Response 1 – Thank you for your constructive comments and critics that helped us to largely improve the original version of this paper.
Reviewer 3 Report
Comments and Suggestions for AuthorsI thank the authors for their effort when taking my considerations into account.
I would suggest accepting the paper in the present form and have just one minor recommendation/issue:
Your response 7 said: "The authors thank you for this comment. The referred images were magnified."
I'm sorry, but the figures (now figure number 6 and 10) are still shown in the same magnification and were not magnified. Please double their size or add additional sub-views, showing magnified details. In addition, I would recommend this for figure 5, too. Perhaps you can add figure 5 and 6 into one picture? Same for figure 8 and 9, showing the cross section of the filament?
Author Response
I thank the authors for their effort when taking my considerations into account.
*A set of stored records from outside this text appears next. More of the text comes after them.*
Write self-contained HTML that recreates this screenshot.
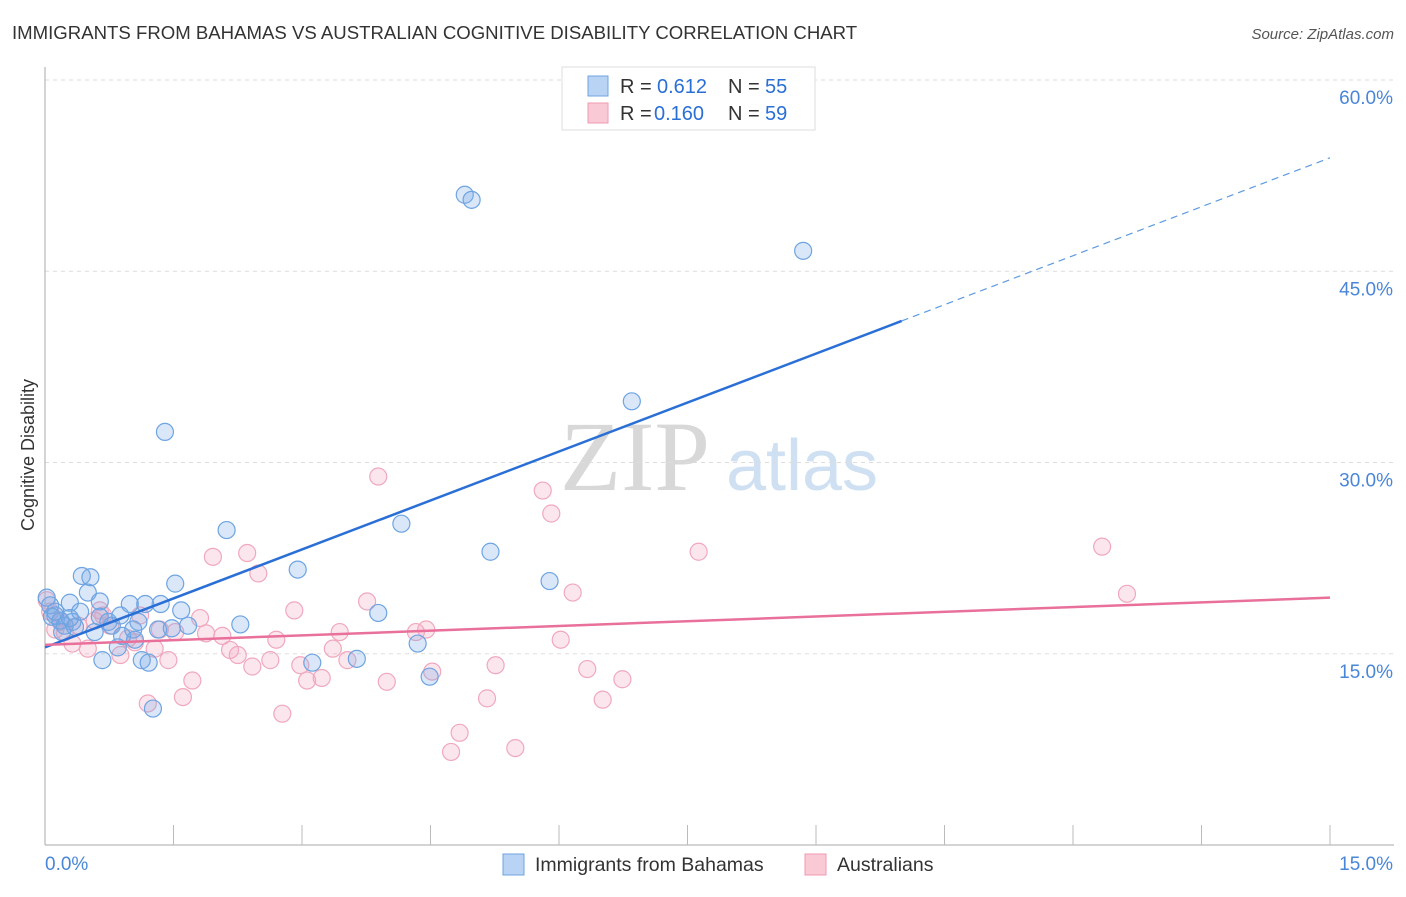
<!DOCTYPE html>
<html><head><meta charset="utf-8"><style>
body{margin:0;background:#fff;font-family:"Liberation Sans",sans-serif;}
svg text{font-family:"Liberation Sans",sans-serif;}
</style></head><body>
<svg width="1406" height="892" id="chart">
<text x="12" y="39" font-size="18.6" fill="#333">IMMIGRANTS FROM BAHAMAS VS AUSTRALIAN COGNITIVE DISABILITY CORRELATION CHART</text>
<text x="1394" y="39" font-size="15" fill="#555" text-anchor="end" font-style="italic">Source: ZipAtlas.com</text>
<text x="635" y="490" font-size="100" fill="#d8d8d8" style="font-family:'Liberation Serif',serif" text-anchor="middle">ZIP</text>
<text x="802" y="490" font-size="72" fill="#cfe0f3" text-anchor="middle">atlas</text>
<g id="grid"></g><g id="axes"></g><g id="pts"></g><g id="lines"></g>
<text x="34" y="455" font-size="18" fill="#333" text-anchor="middle" transform="rotate(-90 34 455)">Cognitive Disability</text>
<g>
<rect x="562" y="67" width="253" height="63" fill="#fff" stroke="#ddd"/>
<rect x="588" y="76" width="20" height="20" fill="#b8d3f3" stroke="#6fa3e0"/>
<rect x="588" y="103" width="20" height="20" fill="#f9c9d6" stroke="#ee9ab2"/>
<text x="620" y="93" font-size="20" fill="#333">R =</text>
<text x="657" y="93" font-size="20" fill="#2a6fd6">0.612</text>
<text x="728" y="93" font-size="20" fill="#333">N =</text>
<text x="765" y="93" font-size="20" fill="#2a6fd6">55</text>
<text x="620" y="120" font-size="20" fill="#333">R =</text>
<text x="654" y="120" font-size="20" fill="#2a6fd6">0.160</text>
<text x="728" y="120" font-size="20" fill="#333">N =</text>
<text x="765" y="120" font-size="20" fill="#2a6fd6">59</text>
</g>
<g>
<rect x="503" y="854" width="21" height="21" fill="#b8d3f3" stroke="#6fa3e0"/>
<text x="535" y="871" font-size="19.5" fill="#333">Immigrants from Bahamas</text>
<rect x="805" y="854" width="21" height="21" fill="#f9c9d6" stroke="#ee9ab2"/>
<text x="837" y="871" font-size="19.5" fill="#333">Australians</text>
</g>
</svg>
<script>
const yTicks=[15,30,45,60];
const yTickLabels=["15.0%","30.0%","45.0%","60.0%"];
const xTickLabels=["0.0%","15.0%"];
const blueX=[0.02,0.06,0.08,0.12,0.18,0.23,0.29,0.32,0.35,0.41,0.43,0.53,0.50,0.58,0.64,0.64,0.67,0.74,0.78,0.85,0.90,0.99,1.03,1.09,1.13,1.17,1.21,1.26,1.32,1.35,1.40,1.48,1.52,1.59,1.67,2.12,2.28,2.95,3.12,3.64,3.89,4.16,4.35,4.49,4.90,4.98,5.20,5.89,6.85,8.85,0.12,0.20,0.88,1.05,0.29];
const blueY=[19.4,18.8,17.9,18.0,17.6,17.2,19.0,17.5,17.1,18.3,21.1,21.0,19.8,16.7,19.1,17.9,14.5,17.5,17.2,15.5,16.4,18.9,16.9,17.5,14.5,18.9,14.3,10.7,16.9,18.9,32.4,17.0,20.5,18.4,17.2,24.7,17.3,21.6,14.3,14.6,18.2,25.2,15.8,13.2,51.0,50.6,23.0,20.7,34.8,46.6,18.3,16.7,18.0,16.1,17.8];
const pinkX=[0.02,0.06,0.12,0.18,0.23,0.32,0.39,0.50,0.58,0.68,0.76,0.88,0.97,1.05,1.11,1.20,1.28,1.34,1.44,1.52,1.61,1.72,1.81,1.88,1.96,2.07,2.16,2.25,2.36,2.42,2.49,2.63,2.70,2.77,2.91,2.98,3.06,3.23,3.36,3.44,3.53,3.76,3.89,3.99,4.33,4.45,4.52,4.74,4.84,5.16,5.26,5.49,5.81,5.91,6.02,6.16,6.33,6.51,6.74,7.63,12.34,12.63,0.64];
const pinkY=[19.2,18.3,16.9,17.5,16.7,15.8,17.2,15.4,17.6,18.0,17.2,14.9,16.2,15.9,18.0,11.1,15.4,16.9,14.5,16.7,11.6,12.9,17.8,16.6,22.6,16.4,15.3,14.9,22.9,14.0,21.3,14.5,16.1,10.3,18.4,14.1,12.9,13.1,15.4,16.7,14.5,19.1,28.9,12.8,16.7,16.9,13.6,7.3,8.8,11.5,14.1,7.6,27.8,26.0,16.1,19.8,13.8,11.4,13.0,23.0,23.4,19.7,18.4];
const blueTrend=[15.5,53.9];
const blueSolidEnd=10.0;
const pinkTrend=[15.7,19.4];
const X0=45,X1=1330,Y0=845,Y60=80;
const sx=v=>X0+v/15*(X1-X0);
const sy=v=>Y0-v/60*(Y0-Y60);
const NS="http://www.w3.org/2000/svg";
function mk(tag,attrs,parent){const e=document.createElementNS(NS,tag);for(const k in attrs)e.setAttribute(k,attrs[k]);document.getElementById(parent).appendChild(e);return e;}
yTicks.forEach((t,i)=>{
 const g=mk('line',{x1:X0,x2:1394,y1:sy(t),y2:sy(t),stroke:'#ddd','stroke-dasharray':'4,4'},'grid');
 
 
 const l=mk('text',{x:1393,y:sy(t)+24,'font-size':19,fill:'#4a86d8','text-anchor':'end'},'axes');
 l.textContent=yTickLabels[i];
 
 
});
mk('line',{x1:X0,x2:X0,y1:67,y2:Y0,stroke:'#aaa'},'axes');
mk('line',{x1:X0,x2:1394,y1:Y0,y2:Y0,stroke:'#aaa'},'axes');
for(let i=1;i<=10;i++){mk('line',{x1:sx(i*1.5),x2:sx(i*1.5),y1:Y0-20,y2:Y0,stroke:'#bbb'},'axes');}
xTickLabels.forEach((t,i)=>{
 const l=mk('text',{x:i?1393:45,y:870,'font-size':19,fill:'#4a86d8','text-anchor':i?'end':'start'},'axes');
 l.textContent=t;
 
 
});
pinkX.forEach((x,i)=>{
 const c=mk('circle',{cx:sx(x),cy:sy(pinkY[i]),r:8.5,fill:'rgba(245,165,190,0.28)',stroke:'#f0a8bd','stroke-width':1.2},'pts');
 
 
});
blueX.forEach((x,i)=>{
 const c=mk('circle',{cx:sx(x),cy:sy(blueY[i]),r:8.5,fill:'rgba(120,170,230,0.28)',stroke:'#6ea4e2','stroke-width':1.2},'pts');
 
 
});
const bAt=x=>blueTrend[0]+(blueTrend[1]-blueTrend[0])*x/15;
const b1=mk('line',{x1:sx(0),y1:sy(bAt(0)),x2:sx(blueSolidEnd),y2:sy(bAt(blueSolidEnd)),stroke:'#2a6fd6','stroke-width':2.5},'lines');


const b2=mk('line',{x1:sx(blueSolidEnd),y1:sy(bAt(blueSolidEnd)),x2:sx(15),y2:sy(bAt(15)),stroke:'#5d9ae0','stroke-width':1.2,'stroke-dasharray':'7,5'},'lines');


const p1=mk('line',{x1:sx(0),y1:sy(pinkTrend[0]),x2:sx(15),y2:sy(pinkTrend[1]),stroke:'#e8709a','stroke-width':2.5},'lines');


</script>
</body></html>
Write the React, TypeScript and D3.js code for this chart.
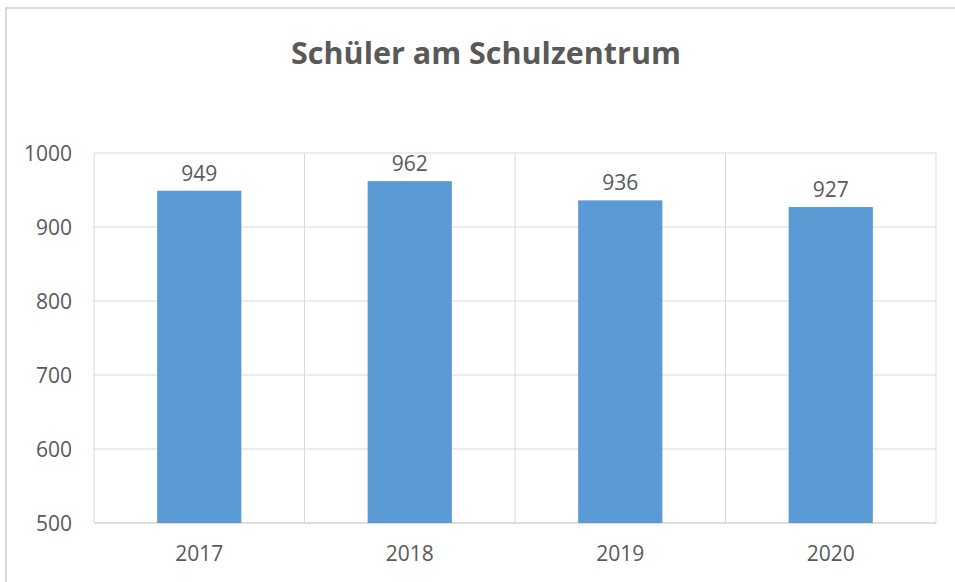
import React from "react";
import * as d3 from "d3";

const categories = ["2017", "2018", "2019", "2020"];
const values = [949, 962, 936, 927];
const yTicks = [500, 600, 700, 800, 900, 1000];
const title = "Schüler am Schulzentrum";

export default function App() {
  const W = 955, H = 582;
  const left = 94, right = 936, top = 153, bottom = 523;
  const x = d3.scaleBand<string>().domain(categories).range([left, right]).paddingInner(0).paddingOuter(0);
  const y = d3.scaleLinear().domain([500, 1000]).range([bottom, top]);
  const bw = x.bandwidth() * 0.4;
  const font = "'Open Sans', 'Noto Sans', sans-serif";
  const textColor = "#595959";
  return (
    <svg width={W} height={H} style={{ position: "fixed", left: 0, top: 0, background: "#fff" }}>
      <rect x={6} y={8} width={W + 10} height={H + 10} fill="#fff" stroke="#d9d9d9" strokeWidth={2} />
      <text x={486} y={64} textAnchor="middle" fontFamily={font} fontWeight="bold" fontSize={30.5} fill={textColor}>
        {title}
      </text>
      {yTicks.map((t) => (
        <line key={"h" + t} x1={left} x2={right} y1={y(t)} y2={y(t)} stroke={t === 500 ? "#bfbfbf" : "#d9d9d9"} strokeWidth={1} />
      ))}
      {categories.map((c) => (
        <line key={"v" + c} x1={(x(c) as number) + x.bandwidth()} x2={(x(c) as number) + x.bandwidth()} y1={top} y2={bottom} stroke="#d9d9d9" strokeWidth={1} />
      ))}
      <line x1={left} x2={left} y1={top} y2={bottom} stroke="#d9d9d9" strokeWidth={1} />
      {categories.map((c, i) => {
        const cx = (x(c) as number) + x.bandwidth() / 2;
        return (
          <g key={c}>
            <rect x={cx - bw / 2} y={y(values[i])} width={bw} height={bottom - y(values[i])} fill="#5B9BD5" />
            <text x={cx} y={y(values[i]) - 10} textAnchor="middle" fontFamily={font} fontSize={21} fill={textColor}>
              {values[i]}
            </text>
            <text x={cx} y={561} textAnchor="middle" fontFamily={font} fontSize={21} fill={textColor}>
              {c}
            </text>
          </g>
        );
      })}
      {yTicks.map((t) => (
        <text key={"t" + t} x={72} y={y(t) + 7.5} textAnchor="end" fontFamily={font} fontSize={21} fill={textColor}>
          {t}
        </text>
      ))}
    </svg>
  );
}
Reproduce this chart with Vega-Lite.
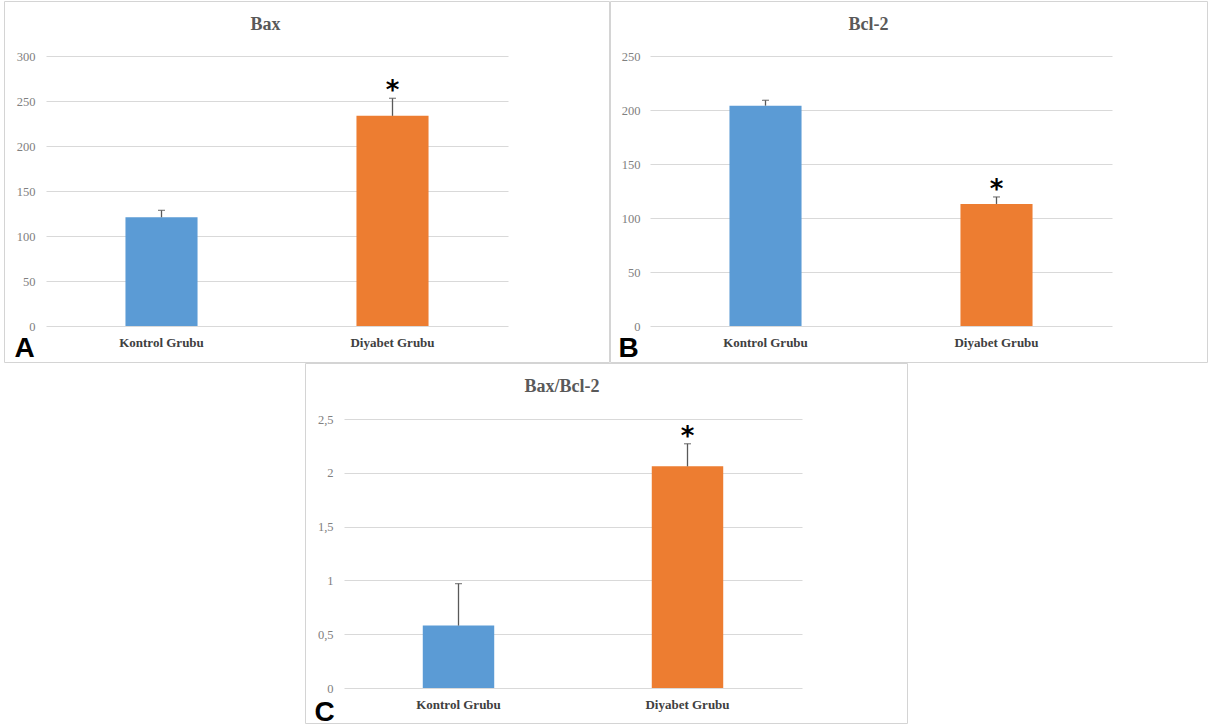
{
  "$schema": "https://vega.github.io/schema/vega-lite/v6.json",
  "padding": {"left": 3, "top": 0, "right": 0, "bottom": 0},
  "background": "white",
  "spacing": -3,
  "config": {
    "view": {"stroke": "#d4d4d4", "strokeWidth": 1},
    "title": {"font": "Liberation Serif", "fontSize": 18, "fontWeight": "bold", "color": "#595959", "offset": -33, "baseline": "alphabetic", "frame": "group", "anchor": "middle"},
    "axisY": {"title": null, "domain": false, "ticks": false, "labelPadding": 3, "grid": true, "gridColor": "#d9d9d9", "gridWidth": 1, "labelFont": "Liberation Serif", "labelFontSize": 12.5, "labelColor": "#808080"},
    "axisX": {"labelAngle": 0, "labelFont": "Liberation Serif", "labelFontWeight": "bold", "labelFontSize": 13, "labelColor": "#404040", "labelPadding": 10, "domain": false, "ticks": false, "grid": false, "titleFont": "Liberation Sans", "titleFontWeight": "bold", "titleFontSize": 28, "titleColor": "#000000", "titleAlign": "left", "titleBaseline": "alphabetic", "titleAnchor": "start"}
  },
  "vconcat": [
    {
      "hconcat": [
        {
          "width": 605, "height": 361,
          "title": {"text": "Bax", "dx": -41},
          "data": {"values": [
            {"group": "Kontrol Grubu", "mean": 120.8, "upper": 128.5, "sig": ""},
            {"group": "Diyabet Grubu", "mean": 233.5, "upper": 253, "sig": "*"}
          ]},
          "encoding": {
            "x": {"field": "group", "type": "nominal", "sort": null,
              "scale": {"range": [42, 504], "paddingInner": 0.688, "paddingOuter": 0.344},
              "axis": {"title": "A", "offset": -36, "titleX": 10, "titleY": 30}}
          },
          "layer": [
            {"mark": {"type": "bar"},
             "encoding": {
               "y": {"field": "mean", "type": "quantitative", "scale": {"domain": [0, 300], "range": [325, 55], "nice": false, "zero": false},
                 "axis": {"values": [0, 50, 100, 150, 200, 250, 300], "offset": -34}},
               "color": {"field": "group", "type": "nominal", "scale": {"domain": ["Kontrol Grubu", "Diyabet Grubu"], "range": ["#5b9bd5", "#ed7d31"]}, "legend": null}
             }},
            {"mark": {"type": "rule", "color": "#595959", "strokeWidth": 1.3},
             "encoding": {"y": {"field": "mean", "type": "quantitative"}, "y2": {"field": "upper"}}},
            {"mark": {"type": "tick", "color": "#595959", "size": 7, "thickness": 1.3},
             "encoding": {"y": {"field": "upper", "type": "quantitative"}}},
            {"mark": {"type": "text", "font": "DejaVu Sans", "fontWeight": "bold", "fontSize": 26, "baseline": "alphabetic", "dy": 1, "color": "#000000"},
             "encoding": {"y": {"field": "upper", "type": "quantitative"}, "text": {"field": "sig"}}}
          ]
        },
        {
          "width": 597, "height": 361,
          "title": {"text": "Bcl-2", "dx": -40},
          "data": {"values": [
            {"group": "Kontrol Grubu", "mean": 204, "upper": 209, "sig": ""},
            {"group": "Diyabet Grubu", "mean": 113, "upper": 119.5, "sig": "*"}
          ]},
          "encoding": {
            "x": {"field": "group", "type": "nominal", "sort": null,
              "scale": {"range": [40, 502], "paddingInner": 0.688, "paddingOuter": 0.344},
              "axis": {"title": "B", "offset": -36, "titleX": 8, "titleY": 30}}
          },
          "layer": [
            {"mark": {"type": "bar"},
             "encoding": {
               "y": {"field": "mean", "type": "quantitative", "scale": {"domain": [0, 250], "range": [325, 55], "nice": false, "zero": false},
                 "axis": {"values": [0, 50, 100, 150, 200, 250], "offset": -33}},
               "color": {"field": "group", "type": "nominal", "scale": {"domain": ["Kontrol Grubu", "Diyabet Grubu"], "range": ["#5b9bd5", "#ed7d31"]}, "legend": null}
             }},
            {"mark": {"type": "rule", "color": "#595959", "strokeWidth": 1.3},
             "encoding": {"y": {"field": "mean", "type": "quantitative"}, "y2": {"field": "upper"}}},
            {"mark": {"type": "tick", "color": "#595959", "size": 7, "thickness": 1.3},
             "encoding": {"y": {"field": "upper", "type": "quantitative"}}},
            {"mark": {"type": "text", "font": "DejaVu Sans", "fontWeight": "bold", "fontSize": 26, "baseline": "alphabetic", "dy": 1, "color": "#000000"},
             "encoding": {"y": {"field": "upper", "type": "quantitative"}, "text": {"field": "sig"}}}
          ]
        }
      ],
      "spacing": -3
    },
    {
      "hconcat": [
        {
          "width": 300, "height": 360,
          "view": {"stroke": null},
          "data": {"values": []},
          "mark": "point"
        },
        {
          "width": 602, "height": 360,
          "title": {"text": "Bax/Bcl-2", "dx": -44},
          "data": {"values": [
            {"group": "Kontrol Grubu", "mean": 0.58, "upper": 0.97, "sig": ""},
            {"group": "Diyabet Grubu", "mean": 2.06, "upper": 2.27, "sig": "*"}
          ]},
          "encoding": {
            "x": {"field": "group", "type": "nominal", "sort": null,
              "scale": {"range": [39, 497], "paddingInner": 0.688, "paddingOuter": 0.344},
              "axis": {"title": "C", "offset": -35, "titleX": 9, "titleY": 32}}
          },
          "layer": [
            {"mark": {"type": "bar"},
             "encoding": {
               "y": {"field": "mean", "type": "quantitative", "scale": {"domain": [0, 2.5], "range": [325, 56], "nice": false, "zero": false},
                 "axis": {"values": [0, 0.5, 1, 1.5, 2, 2.5], "offset": -31, "labelExpr": "replace(format(datum.value, '~g'), '.', ',')"}},
               "color": {"field": "group", "type": "nominal", "scale": {"domain": ["Kontrol Grubu", "Diyabet Grubu"], "range": ["#5b9bd5", "#ed7d31"]}, "legend": null}
             }},
            {"mark": {"type": "rule", "color": "#595959", "strokeWidth": 1.3},
             "encoding": {"y": {"field": "mean", "type": "quantitative"}, "y2": {"field": "upper"}}},
            {"mark": {"type": "tick", "color": "#595959", "size": 7, "thickness": 1.3},
             "encoding": {"y": {"field": "upper", "type": "quantitative"}}},
            {"mark": {"type": "text", "font": "DejaVu Sans", "fontWeight": "bold", "fontSize": 26, "baseline": "alphabetic", "dy": 1, "color": "#000000"},
             "encoding": {"y": {"field": "upper", "type": "quantitative"}, "text": {"field": "sig"}}}
          ]
        }
      ],
      "spacing": 0
    }
  ]
}
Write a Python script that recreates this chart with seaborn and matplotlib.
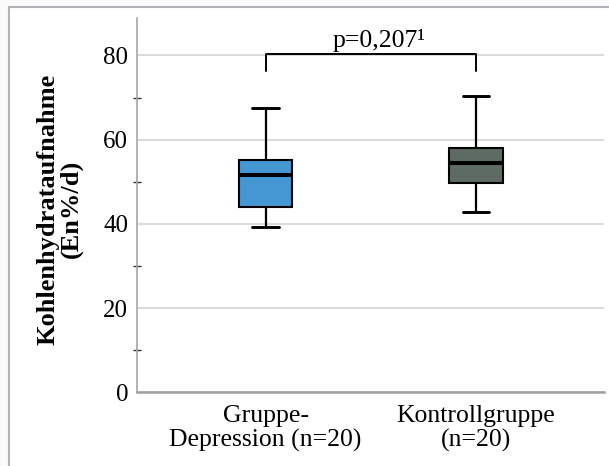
import matplotlib
matplotlib.use("Agg")
import matplotlib.pyplot as plt
from matplotlib.patches import Rectangle
import seaborn as sns
import pandas as pd

# Five-number summaries (min, Q1, median, Q3, max) per group
groups = ["Gruppe-\nDepression (n=20)", "Kontrollgruppe\n(n=20)"]
depression_summary = [39.3, 43.9, 51.7, 55.2, 67.6]
control_summary = [42.9, 49.6, 54.5, 58.1, 70.4]
box_colors = ["#4597d4", "#5d6b63"]
y_ticks = [0, 20, 40, 60, 80]
y_minor_ticks = [10, 30, 50, 70]
y_label = "Kohlenhydrataufnahme\n(En%/d)"
p_label = "p=0,207\u00b9"

df = pd.DataFrame({
    "Gruppe": [groups[0]] * len(depression_summary) + [groups[1]] * len(control_summary),
    "Wert": depression_summary + control_summary,
})

sns.set_style("white")
plt.rcParams["font.family"] = ["Liberation Serif", "DejaVu Serif"]
plt.rcParams["text.color"] = "black"
plt.rcParams["xtick.labelcolor"] = "black"
plt.rcParams["ytick.labelcolor"] = "black"

fig = plt.figure(figsize=(6.09, 4.66), dpi=100, facecolor="#fbfbfb")
W, H = 609, 466

# light frame around the chart
fig.patches.append(Rectangle((8.7 / W, -0.1), 1.2, (466 - 7) / H + 0.1,
                             transform=fig.transFigure, facecolor="white",
                             edgecolor="#b4b4bc", linewidth=1.5, zorder=-5))

ax = fig.add_axes([136.7 / W, (H - 392.3) / H, (604 - 136.7) / W, (392.3 - 18) / H])
ax.set_facecolor("none")

sns.boxplot(data=df, x="Gruppe", y="Wert", hue="Gruppe", palette=box_colors,
            saturation=1, legend=False, width=0.252, whis=(0, 100),
            showfliers=False, linecolor="black", linewidth=1.5,
            medianprops=dict(linewidth=2.9, color="black"),
            whiskerprops=dict(linewidth=1.6, color="black"),
            capprops=dict(linewidth=2.1, color="black"),
            ax=ax, zorder=3)

ax.set_xlim(-0.612, 1.608)
ax.set_ylim(0, 88.9)
ax.set_yticks(y_ticks)
ax.set_yticks(y_minor_ticks, minor=True)
ax.yaxis.grid(True, which="major", color="#d9d9d9", linewidth=1.4, zorder=0)
ax.set_axisbelow(True)

ax.tick_params(axis="y", which="major", left=True, length=0, pad=6, labelsize=18)
ax.tick_params(axis="y", which="minor", left=True, direction="inout", length=6,
               width=1.0, color="#333333")
ax.tick_params(axis="x", length=0, pad=9, labelsize=18.5)
for lbl in ax.get_xticklabels():
    lbl.set_linespacing(1.12)

for side in ("top", "right"):
    ax.spines[side].set_visible(False)
ax.spines["left"].set_color("#a6a6a6")
ax.spines["left"].set_linewidth(1.2)
ax.spines["bottom"].set_color("#a0a0a0")
ax.spines["bottom"].set_linewidth(1.8)

ax.set_xlabel("")
ax.set_ylabel("")
fig.text(59.5 / W, (H - 209) / H, y_label, rotation=90, ha="center", va="center",
         fontsize=19, fontweight="bold", linespacing=1.0, multialignment="center")

# significance bracket between the two groups
ax.plot([0, 0, 1, 1], [76.3, 80.4, 80.4, 76.3], color="black", linewidth=1.4,
        solid_joinstyle="round", zorder=4)
ax.text(0.319, 82.1, p_label, ha="left", va="baseline", fontsize=18.5)

fig.savefig("out.png", dpi=100, facecolor=fig.get_facecolor())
I would suggest accepting the paper in the present form and have just one minor recommendation/issue:
Your response 7 said: "The authors thank you for this comment. The referred images were magnified."
I'm sorry, but the figures (now figure number 6 and 10) are still shown in the same magnification and were not magnified. Please double their size or add additional sub-views, showing magnified details. In addition, I would recommend this for figure 5, too. Perhaps you can add figure 5 and 6 into one picture? Same for figure 8 and 9, showing the cross section of the filament?
Response – Thank you for your constructive comments and critics that helped us to largely improve the original version of this paper. Figure 6 was replaced, and details were included. In Figure 10, magnification details were included as suggested, hopefully according to reviewer comments. We did not compile figures 8 and 9 as we also increased the size of FIgure 8.